--- MATERIAL ---
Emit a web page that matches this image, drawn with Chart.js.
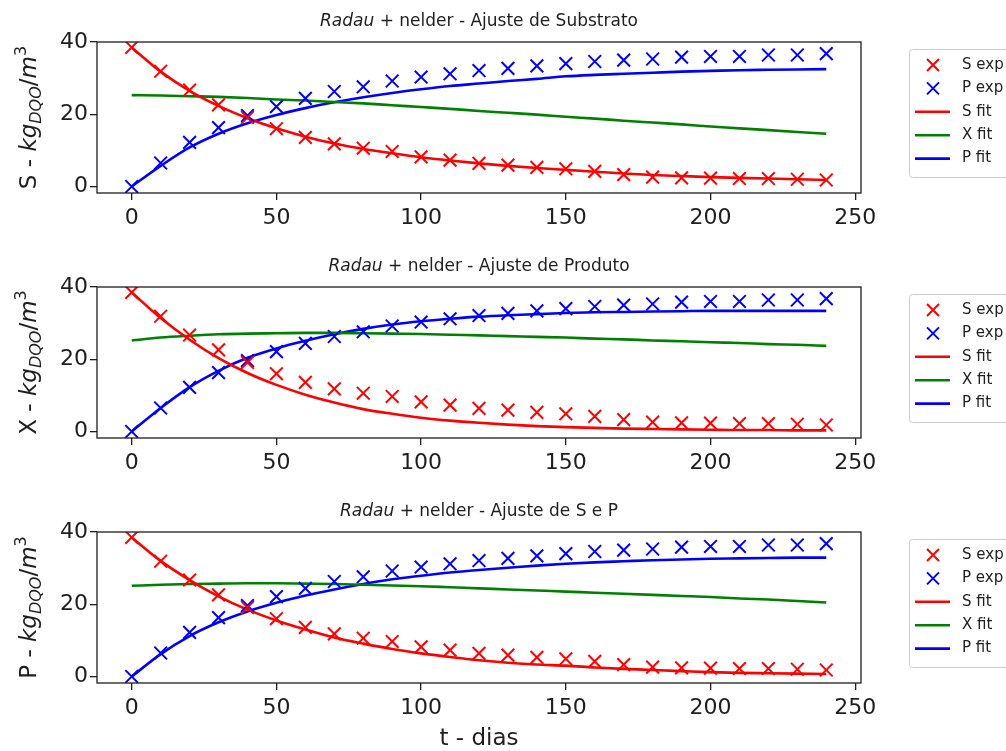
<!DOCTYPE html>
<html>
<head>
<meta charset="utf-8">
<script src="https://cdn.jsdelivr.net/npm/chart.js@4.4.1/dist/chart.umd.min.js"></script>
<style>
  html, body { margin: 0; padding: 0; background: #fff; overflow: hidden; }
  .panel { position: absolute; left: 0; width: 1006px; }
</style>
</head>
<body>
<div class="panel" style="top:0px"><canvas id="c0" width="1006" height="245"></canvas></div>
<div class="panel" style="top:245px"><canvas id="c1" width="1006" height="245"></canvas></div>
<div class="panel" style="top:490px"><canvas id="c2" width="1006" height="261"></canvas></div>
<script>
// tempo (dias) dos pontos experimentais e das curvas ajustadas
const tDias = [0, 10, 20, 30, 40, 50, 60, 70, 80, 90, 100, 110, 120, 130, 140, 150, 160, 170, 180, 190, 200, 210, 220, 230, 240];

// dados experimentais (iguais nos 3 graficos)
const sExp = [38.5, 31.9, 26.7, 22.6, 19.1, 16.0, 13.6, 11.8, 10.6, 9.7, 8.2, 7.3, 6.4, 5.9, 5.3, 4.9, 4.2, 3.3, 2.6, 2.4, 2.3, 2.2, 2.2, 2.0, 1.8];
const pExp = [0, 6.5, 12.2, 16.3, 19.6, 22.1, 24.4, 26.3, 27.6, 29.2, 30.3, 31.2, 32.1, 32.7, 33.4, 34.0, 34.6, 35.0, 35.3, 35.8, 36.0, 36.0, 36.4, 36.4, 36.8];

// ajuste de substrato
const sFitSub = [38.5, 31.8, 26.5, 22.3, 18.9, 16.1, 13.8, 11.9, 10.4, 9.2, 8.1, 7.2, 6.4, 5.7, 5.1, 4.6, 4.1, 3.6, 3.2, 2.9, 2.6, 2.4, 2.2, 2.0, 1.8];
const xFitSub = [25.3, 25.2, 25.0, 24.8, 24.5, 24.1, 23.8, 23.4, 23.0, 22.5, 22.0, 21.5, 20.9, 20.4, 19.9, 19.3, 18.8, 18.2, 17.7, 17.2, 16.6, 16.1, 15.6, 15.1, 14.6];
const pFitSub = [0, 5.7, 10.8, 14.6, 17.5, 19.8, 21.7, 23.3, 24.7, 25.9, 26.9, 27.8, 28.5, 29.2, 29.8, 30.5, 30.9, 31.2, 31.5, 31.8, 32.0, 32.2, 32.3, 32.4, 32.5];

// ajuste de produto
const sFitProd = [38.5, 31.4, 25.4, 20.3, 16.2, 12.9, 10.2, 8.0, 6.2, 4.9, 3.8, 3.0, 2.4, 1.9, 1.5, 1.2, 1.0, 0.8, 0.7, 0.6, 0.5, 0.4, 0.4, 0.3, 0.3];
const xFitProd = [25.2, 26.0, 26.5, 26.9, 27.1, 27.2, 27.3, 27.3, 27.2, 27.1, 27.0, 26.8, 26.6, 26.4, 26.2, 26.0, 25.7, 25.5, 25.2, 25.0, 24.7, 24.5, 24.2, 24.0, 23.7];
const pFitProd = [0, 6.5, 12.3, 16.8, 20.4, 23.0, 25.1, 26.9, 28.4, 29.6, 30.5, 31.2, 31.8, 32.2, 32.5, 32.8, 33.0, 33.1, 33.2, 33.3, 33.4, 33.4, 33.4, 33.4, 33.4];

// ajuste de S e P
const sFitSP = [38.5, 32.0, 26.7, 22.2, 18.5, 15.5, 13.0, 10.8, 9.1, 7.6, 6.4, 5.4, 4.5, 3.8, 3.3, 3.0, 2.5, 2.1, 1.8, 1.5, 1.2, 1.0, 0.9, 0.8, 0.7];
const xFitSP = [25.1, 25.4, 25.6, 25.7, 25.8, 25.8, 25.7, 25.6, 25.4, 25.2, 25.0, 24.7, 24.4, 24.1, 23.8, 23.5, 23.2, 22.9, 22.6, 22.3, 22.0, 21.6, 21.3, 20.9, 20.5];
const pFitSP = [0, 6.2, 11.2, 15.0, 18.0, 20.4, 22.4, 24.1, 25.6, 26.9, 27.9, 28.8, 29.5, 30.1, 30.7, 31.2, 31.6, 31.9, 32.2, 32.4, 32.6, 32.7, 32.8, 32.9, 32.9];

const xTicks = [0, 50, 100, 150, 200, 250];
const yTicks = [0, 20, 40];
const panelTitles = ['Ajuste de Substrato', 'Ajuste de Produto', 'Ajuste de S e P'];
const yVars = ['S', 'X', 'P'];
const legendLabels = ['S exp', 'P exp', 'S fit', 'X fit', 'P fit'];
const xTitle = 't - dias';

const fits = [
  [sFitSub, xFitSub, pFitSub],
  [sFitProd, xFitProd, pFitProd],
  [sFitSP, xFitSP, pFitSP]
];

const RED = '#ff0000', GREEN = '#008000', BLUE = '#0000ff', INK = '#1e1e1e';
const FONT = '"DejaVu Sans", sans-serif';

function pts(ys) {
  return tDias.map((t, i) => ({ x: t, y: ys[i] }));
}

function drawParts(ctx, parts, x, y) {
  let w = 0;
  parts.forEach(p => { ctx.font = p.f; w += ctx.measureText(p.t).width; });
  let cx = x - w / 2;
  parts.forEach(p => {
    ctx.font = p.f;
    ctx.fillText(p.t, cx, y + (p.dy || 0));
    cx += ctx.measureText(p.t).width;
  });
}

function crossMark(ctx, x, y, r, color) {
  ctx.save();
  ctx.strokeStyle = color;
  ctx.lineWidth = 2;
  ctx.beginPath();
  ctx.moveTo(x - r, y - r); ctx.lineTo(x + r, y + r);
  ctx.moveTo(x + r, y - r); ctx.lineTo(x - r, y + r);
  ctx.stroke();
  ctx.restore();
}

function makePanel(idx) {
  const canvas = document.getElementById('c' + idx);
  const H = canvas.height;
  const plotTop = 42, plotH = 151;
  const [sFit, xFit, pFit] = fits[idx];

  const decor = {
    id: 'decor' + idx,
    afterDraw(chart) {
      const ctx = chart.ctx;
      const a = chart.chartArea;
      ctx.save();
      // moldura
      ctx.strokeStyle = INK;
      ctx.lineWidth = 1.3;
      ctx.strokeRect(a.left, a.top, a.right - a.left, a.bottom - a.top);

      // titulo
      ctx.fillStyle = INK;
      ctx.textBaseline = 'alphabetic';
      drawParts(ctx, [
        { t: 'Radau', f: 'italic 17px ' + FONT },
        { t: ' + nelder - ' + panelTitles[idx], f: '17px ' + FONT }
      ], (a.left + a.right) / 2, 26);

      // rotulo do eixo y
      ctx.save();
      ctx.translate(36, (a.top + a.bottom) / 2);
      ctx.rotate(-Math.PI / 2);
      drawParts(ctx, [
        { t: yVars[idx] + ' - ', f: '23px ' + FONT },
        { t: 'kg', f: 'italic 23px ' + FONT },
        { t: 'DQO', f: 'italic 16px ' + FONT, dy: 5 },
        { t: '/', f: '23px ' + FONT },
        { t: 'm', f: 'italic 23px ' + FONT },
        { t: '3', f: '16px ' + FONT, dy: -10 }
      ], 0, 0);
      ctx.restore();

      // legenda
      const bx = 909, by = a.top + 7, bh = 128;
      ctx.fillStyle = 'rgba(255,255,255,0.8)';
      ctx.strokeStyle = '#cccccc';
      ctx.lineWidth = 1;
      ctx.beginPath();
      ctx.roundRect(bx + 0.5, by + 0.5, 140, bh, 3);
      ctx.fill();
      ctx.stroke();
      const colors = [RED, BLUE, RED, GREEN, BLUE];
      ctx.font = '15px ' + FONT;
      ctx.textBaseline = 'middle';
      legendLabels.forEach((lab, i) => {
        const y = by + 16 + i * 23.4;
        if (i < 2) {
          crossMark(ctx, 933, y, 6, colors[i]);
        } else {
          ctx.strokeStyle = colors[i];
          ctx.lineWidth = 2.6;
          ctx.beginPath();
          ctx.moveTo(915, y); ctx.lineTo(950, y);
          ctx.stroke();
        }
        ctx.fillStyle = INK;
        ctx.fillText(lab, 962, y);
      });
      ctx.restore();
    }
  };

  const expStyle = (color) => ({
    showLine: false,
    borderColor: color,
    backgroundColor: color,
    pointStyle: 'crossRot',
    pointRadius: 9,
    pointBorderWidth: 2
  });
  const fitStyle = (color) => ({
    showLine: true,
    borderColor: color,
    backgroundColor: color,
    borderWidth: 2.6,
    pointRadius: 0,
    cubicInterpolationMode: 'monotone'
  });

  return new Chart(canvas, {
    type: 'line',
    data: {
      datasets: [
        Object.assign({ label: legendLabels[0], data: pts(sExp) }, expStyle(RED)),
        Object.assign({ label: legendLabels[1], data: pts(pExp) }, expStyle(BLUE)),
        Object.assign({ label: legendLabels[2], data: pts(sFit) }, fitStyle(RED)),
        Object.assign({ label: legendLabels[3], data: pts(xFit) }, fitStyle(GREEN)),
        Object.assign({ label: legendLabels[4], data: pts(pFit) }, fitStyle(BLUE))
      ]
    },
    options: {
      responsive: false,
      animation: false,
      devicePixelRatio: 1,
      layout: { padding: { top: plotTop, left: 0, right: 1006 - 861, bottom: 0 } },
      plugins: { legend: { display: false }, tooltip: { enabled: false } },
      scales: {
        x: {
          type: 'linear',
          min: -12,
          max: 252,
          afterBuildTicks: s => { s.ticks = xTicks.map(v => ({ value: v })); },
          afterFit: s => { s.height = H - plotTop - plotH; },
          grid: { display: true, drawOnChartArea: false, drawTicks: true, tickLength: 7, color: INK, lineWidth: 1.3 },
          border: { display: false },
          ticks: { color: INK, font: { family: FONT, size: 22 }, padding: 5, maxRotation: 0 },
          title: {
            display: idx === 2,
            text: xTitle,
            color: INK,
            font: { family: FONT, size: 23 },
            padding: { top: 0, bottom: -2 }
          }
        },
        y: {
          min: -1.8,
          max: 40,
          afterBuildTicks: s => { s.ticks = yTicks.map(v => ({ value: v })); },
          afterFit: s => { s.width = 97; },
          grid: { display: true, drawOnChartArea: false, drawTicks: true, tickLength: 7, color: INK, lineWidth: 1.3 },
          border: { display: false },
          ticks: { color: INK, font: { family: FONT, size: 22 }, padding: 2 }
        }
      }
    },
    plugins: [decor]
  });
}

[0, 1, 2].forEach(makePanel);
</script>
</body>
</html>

--- REQUIRED TASK ---
Write out nothing but the lines from the start of the data through the line with "220, 230, 240];". Leave out the pictures.

--- ANSWER IN FULL ---
Emit a web page that matches this image, drawn with Chart.js.
<!DOCTYPE html>
<html>
<head>
<meta charset="utf-8">
<script src="https://cdn.jsdelivr.net/npm/chart.js@4.4.1/dist/chart.umd.min.js"></script>
<style>
  html, body { margin: 0; padding: 0; background: #fff; overflow: hidden; }
  .panel { position: absolute; left: 0; width: 1006px; }
</style>
</head>
<body>
<div class="panel" style="top:0px"><canvas id="c0" width="1006" height="245"></canvas></div>
<div class="panel" style="top:245px"><canvas id="c1" width="1006" height="245"></canvas></div>
<div class="panel" style="top:490px"><canvas id="c2" width="1006" height="261"></canvas></div>
<script>
// tempo (dias) dos pontos experimentais e das curvas ajustadas
const tDias = [0, 10, 20, 30, 40, 50, 60, 70, 80, 90, 100, 110, 120, 130, 140, 150, 160, 170, 180, 190, 200, 210, 220, 230, 240];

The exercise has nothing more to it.